▶ [Data segment]
##########

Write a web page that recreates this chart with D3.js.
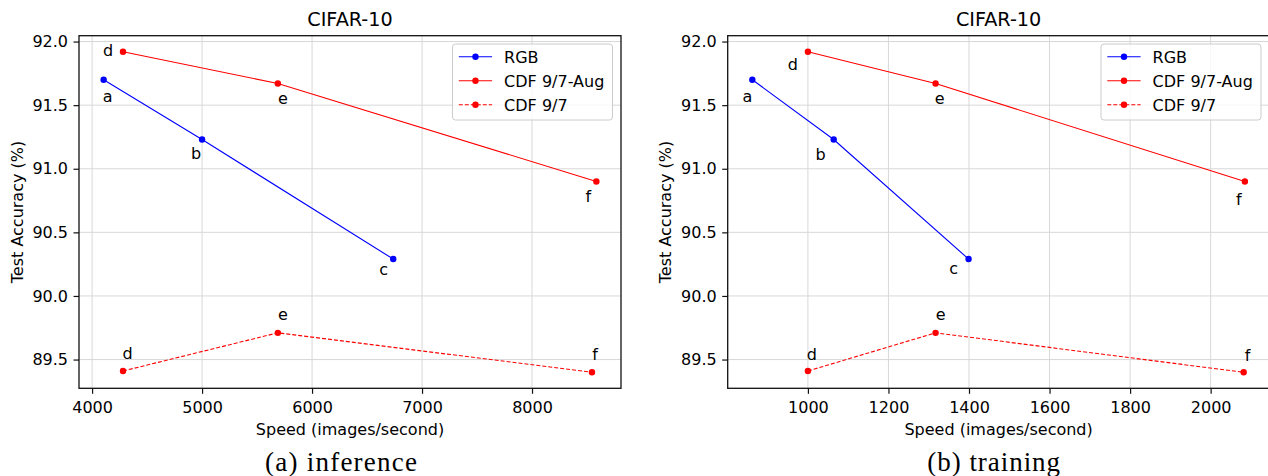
<!DOCTYPE html>
<html>
<head>
<meta charset="utf-8">
<script src="https://cdn.jsdelivr.net/npm/d3@7"></script>
<style>
  body { margin: 0; background: #fff; }
  text { font-family: "DejaVu Sans", sans-serif; fill: #000; }
</style>
</head>
<body>
<div id="chart"></div>
<script>
// values
const seriesNames = ['RGB', 'CDF 9/7-Aug', 'CDF 9/7'];
const rgbLetters = ['a', 'b', 'c'];
const cdfLetters = ['d', 'e', 'f'];
const rgbAcc = [91.70, 91.23, 90.29];
const augAcc = [91.92, 91.67, 90.90];
const plainAcc = [89.41, 89.71, 89.40];
const inferRgbSpeed = [4105, 5000, 6738];
const inferAugSpeed = [4281, 5689, 8585];
const inferPlainSpeed = [4281, 5689, 8545];
const trainRgbSpeed = [862, 1064, 1399];
const trainAugSpeed = [1000, 1317, 2085];
const trainPlainSpeed = [1000, 1317, 2082];
const inferTicks = [4000, 5000, 6000, 7000, 8000];
const trainTicks = [1000, 1200, 1400, 1600, 1800, 2000];
const accTicks = [89.5, 90.0, 90.5, 91.0, 91.5, 92.0];

// where the letter annotations sit relative to their point (pixels)
const inferShift = {
  rgb: [[4, 18], [-6, 14], [-9.5, 12]],
  aug: [[-15, -2], [5, 16], [-8, 15]],
  plain: [[4.5, -18], [5, -17], [3, -18]]
};
const trainShift = {
  rgb: [[-5, 18], [-13, 15], [-15, 11]],
  aug: [[-15, 12], [4, 16], [-6, 18]],
  plain: [[4, -17], [5, -17], [4, -17]]
};

const W = 1268, H = 476;
const plotTop = 35.7, plotBottom = 388.3;
const fontSize = 16;

const svg = d3.select('#chart').append('svg')
    .attr('width', W)
    .attr('height', H);

// matplotlib style 5% padding around the data
function padded(vals) {
  const [lo, hi] = d3.extent(vals);
  const m = (hi - lo) * 0.05;
  return [lo - m, hi + m];
}

const yDomain = padded(rgbAcc.concat(augAcc, plainAcc));

function drawPanel(cfg) {
  const x = d3.scaleLinear()
      .domain(padded(cfg.rgb.concat(cfg.aug, cfg.plain)))
      .range([cfg.left, cfg.right]);
  const y = d3.scaleLinear()
      .domain(yDomain)
      .range([plotBottom, plotTop]);

  const g = svg.append('g');

  // clip so that the right panel gets cut by the window like in the picture
  const clipId = 'clip' + cfg.id;
  svg.append('clipPath').attr('id', clipId)
    .append('rect')
      .attr('x', cfg.left).attr('y', plotTop)
      .attr('width', cfg.right - cfg.left).attr('height', plotBottom - plotTop);

  // grid
  g.append('g').selectAll('line')
      .data(cfg.ticks)
    .join('line')
      .attr('x1', d => x(d)).attr('x2', d => x(d))
      .attr('y1', plotTop).attr('y2', plotBottom)
      .attr('stroke', '#d8d8d8').attr('stroke-width', 1);
  g.append('g').selectAll('line')
      .data(accTicks)
    .join('line')
      .attr('x1', cfg.left).attr('x2', cfg.right)
      .attr('y1', d => y(d)).attr('y2', d => y(d))
      .attr('stroke', '#d8d8d8').attr('stroke-width', 1);

  const series = [
    { xs: cfg.rgb, ys: rgbAcc, color: '#0000ff', dash: null, letters: rgbLetters, shift: cfg.shift.rgb },
    { xs: cfg.aug, ys: augAcc, color: '#ff0000', dash: null, letters: cdfLetters, shift: cfg.shift.aug },
    { xs: cfg.plain, ys: plainAcc, color: '#ff0000', dash: '4,2', letters: cdfLetters, shift: cfg.shift.plain }
  ];

  const line = d3.line().x(d => x(d[0])).y(d => y(d[1]));
  const plot = g.append('g').attr('clip-path', `url(#${clipId})`);

  series.forEach(s => {
    const pts = s.xs.map((v, i) => [v, s.ys[i]]);
    plot.append('path')
        .datum(pts)
        .attr('d', line)
        .attr('fill', 'none')
        .attr('stroke', s.color)
        .attr('stroke-width', 1.1)
        .attr('stroke-dasharray', s.dash);
    plot.selectAll(null)
        .data(pts)
      .join('circle')
        .attr('cx', d => x(d[0]))
        .attr('cy', d => y(d[1]))
        .attr('r', 3.2)
        .attr('fill', s.color);
    plot.selectAll(null)
        .data(pts)
      .join('text')
        .attr('text-anchor', 'middle')
        .attr('font-size', fontSize)
        .attr('x', (d, i) => x(d[0]) + s.shift[i][0])
        .attr('y', (d, i) => y(d[1]) + s.shift[i][1] + ('bdf'.includes(s.letters[i]) ? 6 : 4.3))
        .text((d, i) => s.letters[i]);
  });

  // legend
  const lg = g.append('g').attr('transform', `translate(${cfg.right - 168.5},44)`);
  lg.append('rect')
      .attr('width', 160).attr('height', 76)
      .attr('rx', 3)
      .attr('fill', '#fff').attr('fill-opacity', 0.8)
      .attr('stroke', '#cccccc').attr('stroke-width', 1);
  series.forEach((s, i) => {
    const ly = 12.7 + i * 24;
    lg.append('line')
        .attr('x1', 6.3).attr('x2', 39.6)
        .attr('y1', ly).attr('y2', ly)
        .attr('stroke', s.color).attr('stroke-width', 1.1)
        .attr('stroke-dasharray', s.dash);
    lg.append('circle')
        .attr('cx', 23).attr('cy', ly).attr('r', 3.2)
        .attr('fill', s.color);
    lg.append('text')
        .attr('x', 51.6).attr('y', ly + 5.8)
        .attr('font-size', fontSize)
        .text(seriesNames[i]);
  });

  // spines
  g.append('rect')
      .attr('x', cfg.left).attr('y', plotTop)
      .attr('width', cfg.right - cfg.left).attr('height', plotBottom - plotTop)
      .attr('fill', 'none').attr('stroke', '#111').attr('stroke-width', 1.3);

  // axes
  const xAxis = g.append('g')
      .attr('transform', `translate(0,${plotBottom})`)
      .call(d3.axisBottom(x).tickValues(cfg.ticks).tickFormat(d3.format('d')).tickSizeOuter(0).tickSize(5.5).tickPadding(8));
  const yAxis = g.append('g')
      .attr('transform', `translate(${cfg.left},0)`)
      .call(d3.axisLeft(y).tickValues(accTicks).tickFormat(d3.format('.1f')).tickSizeOuter(0).tickSize(5.5).tickPadding(5.5));
  [xAxis, yAxis].forEach(a => {
    a.select('.domain').remove();
    a.selectAll('.tick line').attr('stroke', '#111').attr('stroke-width', 1.2);
    a.selectAll('.tick text')
        .attr('font-size', fontSize)
        .attr('font-family', '"DejaVu Sans", sans-serif')
        .attr('fill', '#000');
  });

  const cx = (cfg.left + cfg.right) / 2;
  g.append('text')
      .attr('x', cx).attr('y', 26)
      .attr('text-anchor', 'middle')
      .attr('font-size', 19.2)
      .text('CIFAR-10');
  g.append('text')
      .attr('x', cx).attr('y', 434.5)
      .attr('text-anchor', 'middle')
      .attr('font-size', fontSize)
      .text('Speed (images/second)');
  g.append('text')
      .attr('transform', `translate(${cfg.ylabelX},${(plotTop + plotBottom) / 2}) rotate(-90)`)
      .attr('text-anchor', 'middle')
      .attr('font-size', fontSize)
      .text('Test Accuracy (%)');
  g.append('text')
      .attr('x', cfg.captionX).attr('y', 470.5)
      .attr('text-anchor', 'middle')
      .attr('font-size', 27)
      .style('font-family', '"Liberation Serif", serif')
      .attr('textLength', cfg.captionW)
      .attr('lengthAdjust', 'spacing')
      .text(cfg.caption);
}

drawPanel({
  id: 'a', left: 79, right: 621,
  rgb: inferRgbSpeed, aug: inferAugSpeed, plain: inferPlainSpeed,
  ticks: inferTicks, shift: inferShift,
  ylabelX: 23, captionX: 341, captionW: 152, caption: '(a) inference'
});
drawPanel({
  id: 'b', left: 727.7, right: 1269.5,
  rgb: trainRgbSpeed, aug: trainAugSpeed, plain: trainPlainSpeed,
  ticks: trainTicks, shift: trainShift,
  ylabelX: 671, captionX: 993.7, captionW: 132.7, caption: '(b) training'
});
</script>
</body>
</html>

##########

Gather every line from the listing above in which the word "that" appears.

▶ [Response for this exercise]
Write a web page that recreates this chart with D3.js.
  // clip so that the right panel gets cut by the window like in the picture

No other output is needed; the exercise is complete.